What’s the current status of OLPC?
It varies by the project. [In Uruguay,] they still give rounds of laptops to new first grade students. They partnered with Quanta, the manufacturer, to make a high school version [of the laptop] with a more full keyboard. They have an ongoing funding stream based on a change in their tax structure. They have developed [the program] in a different direction — they focused on basic technical literacy rather than rich programming.
Peru didn’t have a lot of development around the project since the initial handout. There were local movements to translate the laptop into two of the native indigenous languages up in the Andes. But it’s not clear that the laptop has really taken [off] at all, even with those changes.
What happened in Paraguay?
There were a few teachers who, despite all of these complicating factors in their lives, took up the project and used the laptops in the classroom. These laptops were meant to be rugged, but they would still break, and there were very few repair parts available. Supplies were quickly exhausted. A number of kids uninstalled the software that the teacher wanted to use, because they had full control over the machine. Other kids [did not] charge their laptop ahead of time. In the classroom of 20 kids, you could only charge one or two laptops at a time.

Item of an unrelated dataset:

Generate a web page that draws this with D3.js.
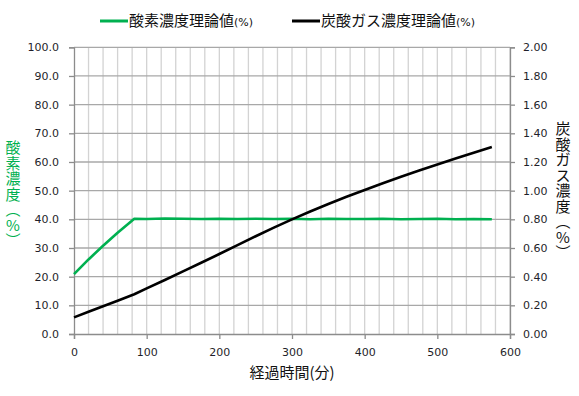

If the teachers tried to use the laptops in the classroom, they had to design a lesson that they could either do on their laptop or in a traditional notebook, writing things down with a pencil. This limited what teachers were able to do. They would often say, “Well, let’s look up something interesting on the internet and copy something down in our notebook about it.”
[A little over a year into the project] about 15% [of students] had broken laptops. When I visited again in 2013, over half of the laptops were unusably broken. Of those who had working laptops, about half of all the kids really weren’t interested in their laptops — they found them very frustrating. They would show me their laptop with the last recorded session on it being many months earlier. They said, “I thought it was just a little toy for games.” They’d rather go play soccer, or they would help friends, or they would help their family members.

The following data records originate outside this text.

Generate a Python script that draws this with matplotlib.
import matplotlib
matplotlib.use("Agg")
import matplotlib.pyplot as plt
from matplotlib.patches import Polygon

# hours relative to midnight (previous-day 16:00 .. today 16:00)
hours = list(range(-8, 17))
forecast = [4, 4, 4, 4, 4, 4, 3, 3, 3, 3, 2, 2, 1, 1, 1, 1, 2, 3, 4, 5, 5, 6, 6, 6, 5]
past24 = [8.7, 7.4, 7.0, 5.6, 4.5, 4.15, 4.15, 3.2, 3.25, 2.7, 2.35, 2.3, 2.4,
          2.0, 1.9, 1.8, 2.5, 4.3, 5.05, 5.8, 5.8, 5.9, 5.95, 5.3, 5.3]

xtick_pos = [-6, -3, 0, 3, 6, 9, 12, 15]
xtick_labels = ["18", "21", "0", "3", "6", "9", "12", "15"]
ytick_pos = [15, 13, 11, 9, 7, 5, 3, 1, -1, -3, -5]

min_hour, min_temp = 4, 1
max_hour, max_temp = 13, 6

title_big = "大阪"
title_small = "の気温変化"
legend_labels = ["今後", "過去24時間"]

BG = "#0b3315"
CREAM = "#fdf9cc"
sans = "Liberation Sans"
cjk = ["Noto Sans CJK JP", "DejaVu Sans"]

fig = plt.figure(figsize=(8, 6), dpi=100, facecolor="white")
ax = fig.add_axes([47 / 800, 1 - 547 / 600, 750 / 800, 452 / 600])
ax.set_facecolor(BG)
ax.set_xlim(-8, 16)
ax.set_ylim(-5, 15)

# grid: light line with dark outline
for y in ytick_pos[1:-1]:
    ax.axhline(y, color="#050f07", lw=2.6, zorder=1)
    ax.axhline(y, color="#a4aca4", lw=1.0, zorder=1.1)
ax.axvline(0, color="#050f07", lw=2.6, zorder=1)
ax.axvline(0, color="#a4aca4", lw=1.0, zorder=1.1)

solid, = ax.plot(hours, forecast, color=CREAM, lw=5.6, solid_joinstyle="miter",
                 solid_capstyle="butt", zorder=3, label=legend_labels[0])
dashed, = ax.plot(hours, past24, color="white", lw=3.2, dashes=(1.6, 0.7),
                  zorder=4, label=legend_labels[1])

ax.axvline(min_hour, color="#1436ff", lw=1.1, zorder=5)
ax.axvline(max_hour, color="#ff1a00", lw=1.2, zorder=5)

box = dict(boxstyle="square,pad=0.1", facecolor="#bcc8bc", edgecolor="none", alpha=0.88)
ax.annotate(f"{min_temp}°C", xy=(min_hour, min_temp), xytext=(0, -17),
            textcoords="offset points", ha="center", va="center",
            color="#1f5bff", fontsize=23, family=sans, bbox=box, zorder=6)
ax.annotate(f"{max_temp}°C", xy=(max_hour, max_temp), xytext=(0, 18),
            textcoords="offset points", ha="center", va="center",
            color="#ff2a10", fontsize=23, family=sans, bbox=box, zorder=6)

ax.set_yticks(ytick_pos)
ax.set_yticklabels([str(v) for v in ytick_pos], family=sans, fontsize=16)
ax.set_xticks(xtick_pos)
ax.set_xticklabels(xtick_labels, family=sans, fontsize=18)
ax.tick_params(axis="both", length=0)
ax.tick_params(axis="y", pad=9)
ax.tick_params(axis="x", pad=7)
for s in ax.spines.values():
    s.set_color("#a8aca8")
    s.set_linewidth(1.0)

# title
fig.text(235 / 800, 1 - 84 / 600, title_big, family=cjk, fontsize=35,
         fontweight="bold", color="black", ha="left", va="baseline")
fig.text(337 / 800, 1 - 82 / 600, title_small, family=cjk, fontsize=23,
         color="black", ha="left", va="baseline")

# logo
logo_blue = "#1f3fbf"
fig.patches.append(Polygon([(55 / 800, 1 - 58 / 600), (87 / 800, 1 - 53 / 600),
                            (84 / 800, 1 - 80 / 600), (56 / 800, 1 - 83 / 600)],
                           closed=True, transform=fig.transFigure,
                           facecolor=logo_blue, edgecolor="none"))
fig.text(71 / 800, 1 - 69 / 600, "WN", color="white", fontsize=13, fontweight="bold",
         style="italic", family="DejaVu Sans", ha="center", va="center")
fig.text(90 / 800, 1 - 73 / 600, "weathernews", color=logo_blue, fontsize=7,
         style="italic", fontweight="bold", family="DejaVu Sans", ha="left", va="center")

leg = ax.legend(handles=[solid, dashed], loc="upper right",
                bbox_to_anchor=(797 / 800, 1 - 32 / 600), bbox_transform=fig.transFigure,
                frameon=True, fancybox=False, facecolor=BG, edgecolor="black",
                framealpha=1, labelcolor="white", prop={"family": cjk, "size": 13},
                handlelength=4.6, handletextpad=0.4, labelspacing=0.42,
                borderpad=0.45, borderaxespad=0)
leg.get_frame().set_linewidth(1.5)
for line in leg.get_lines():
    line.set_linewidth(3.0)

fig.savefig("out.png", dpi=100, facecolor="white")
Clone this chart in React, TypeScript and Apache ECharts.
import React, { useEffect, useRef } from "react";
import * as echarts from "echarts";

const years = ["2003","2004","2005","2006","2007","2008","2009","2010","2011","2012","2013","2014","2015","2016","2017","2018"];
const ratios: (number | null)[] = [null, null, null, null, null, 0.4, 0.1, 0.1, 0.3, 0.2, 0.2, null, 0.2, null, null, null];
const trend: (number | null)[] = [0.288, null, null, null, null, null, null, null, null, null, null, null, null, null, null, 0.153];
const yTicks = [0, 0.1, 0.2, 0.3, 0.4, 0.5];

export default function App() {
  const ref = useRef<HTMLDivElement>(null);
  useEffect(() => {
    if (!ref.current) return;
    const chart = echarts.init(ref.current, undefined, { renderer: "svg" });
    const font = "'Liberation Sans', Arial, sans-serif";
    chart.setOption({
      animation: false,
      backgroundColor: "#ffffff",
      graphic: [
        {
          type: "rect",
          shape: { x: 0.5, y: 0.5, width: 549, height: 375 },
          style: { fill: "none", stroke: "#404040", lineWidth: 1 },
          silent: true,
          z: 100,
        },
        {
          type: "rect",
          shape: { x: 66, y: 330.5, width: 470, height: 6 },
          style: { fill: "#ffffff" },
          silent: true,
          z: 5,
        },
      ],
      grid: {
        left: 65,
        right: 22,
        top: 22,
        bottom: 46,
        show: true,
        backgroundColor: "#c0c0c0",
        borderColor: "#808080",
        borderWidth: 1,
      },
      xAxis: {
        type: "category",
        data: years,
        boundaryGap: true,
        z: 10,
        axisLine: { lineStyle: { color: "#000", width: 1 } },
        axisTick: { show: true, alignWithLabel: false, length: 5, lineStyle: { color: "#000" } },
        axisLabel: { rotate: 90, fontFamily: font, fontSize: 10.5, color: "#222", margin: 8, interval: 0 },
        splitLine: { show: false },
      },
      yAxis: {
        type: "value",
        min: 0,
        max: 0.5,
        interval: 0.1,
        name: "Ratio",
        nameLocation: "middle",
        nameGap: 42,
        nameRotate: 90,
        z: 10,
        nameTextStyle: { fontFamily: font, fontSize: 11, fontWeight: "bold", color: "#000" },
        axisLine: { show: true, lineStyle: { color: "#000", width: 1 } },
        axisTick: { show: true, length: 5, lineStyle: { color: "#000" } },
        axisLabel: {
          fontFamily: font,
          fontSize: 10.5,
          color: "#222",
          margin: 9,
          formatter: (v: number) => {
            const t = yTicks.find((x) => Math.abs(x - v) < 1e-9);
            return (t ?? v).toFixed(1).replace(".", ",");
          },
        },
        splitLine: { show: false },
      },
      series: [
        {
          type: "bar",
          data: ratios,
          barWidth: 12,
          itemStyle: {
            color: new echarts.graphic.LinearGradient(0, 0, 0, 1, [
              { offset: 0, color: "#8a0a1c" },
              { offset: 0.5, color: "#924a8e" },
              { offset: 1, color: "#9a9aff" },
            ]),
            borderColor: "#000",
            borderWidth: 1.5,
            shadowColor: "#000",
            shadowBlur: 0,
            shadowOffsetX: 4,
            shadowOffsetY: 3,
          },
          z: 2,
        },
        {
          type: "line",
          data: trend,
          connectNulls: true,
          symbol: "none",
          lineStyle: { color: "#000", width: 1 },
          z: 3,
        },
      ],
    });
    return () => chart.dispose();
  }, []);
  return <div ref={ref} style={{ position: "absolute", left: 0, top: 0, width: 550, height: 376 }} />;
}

Of the remaining [kids], they mostly used it to go on the internet. This was not something that the machine was really designed for. It had a very small memory. It was pretty slow. The mouse didn’t work very well. They would download music or watch music videos, or maybe download some basic games.
Paraguay’s [program] was run by an NGO and relied on receiving grants. They put a lot of work into building out the infrastructure and building in a pretty strong support network, which was expensive. They had a lot of employees that were helping teachers develop curriculum, helping them kind of struggle with these frustrating classroom use scenarios, and ultimately they couldn’t sustain their funding.
This happens with a lot of these projects that make really grand promises. Their funders expect a quick fix — they say, “Within a few years, we’re going to see this transformation.” [But] the projects have to be honest, [and] say they haven’t seen the transformation. They might ask for more funding. But a lot of times, funders will say, “Well, no, we have this other very flashy project that is promising very grand things. We’re going to move over to that one.” So these projects are often short-lived.
Many people working for OLPC really wanted to do good in the world, but they got caught up with the charisma of this project. They got blinded by it. They didn’t see that their view of the world was very narrow.
We need to be a little bit more aware of some of the pitfalls of that charisma, and try to keep our own eyes open to whose voice might be left out.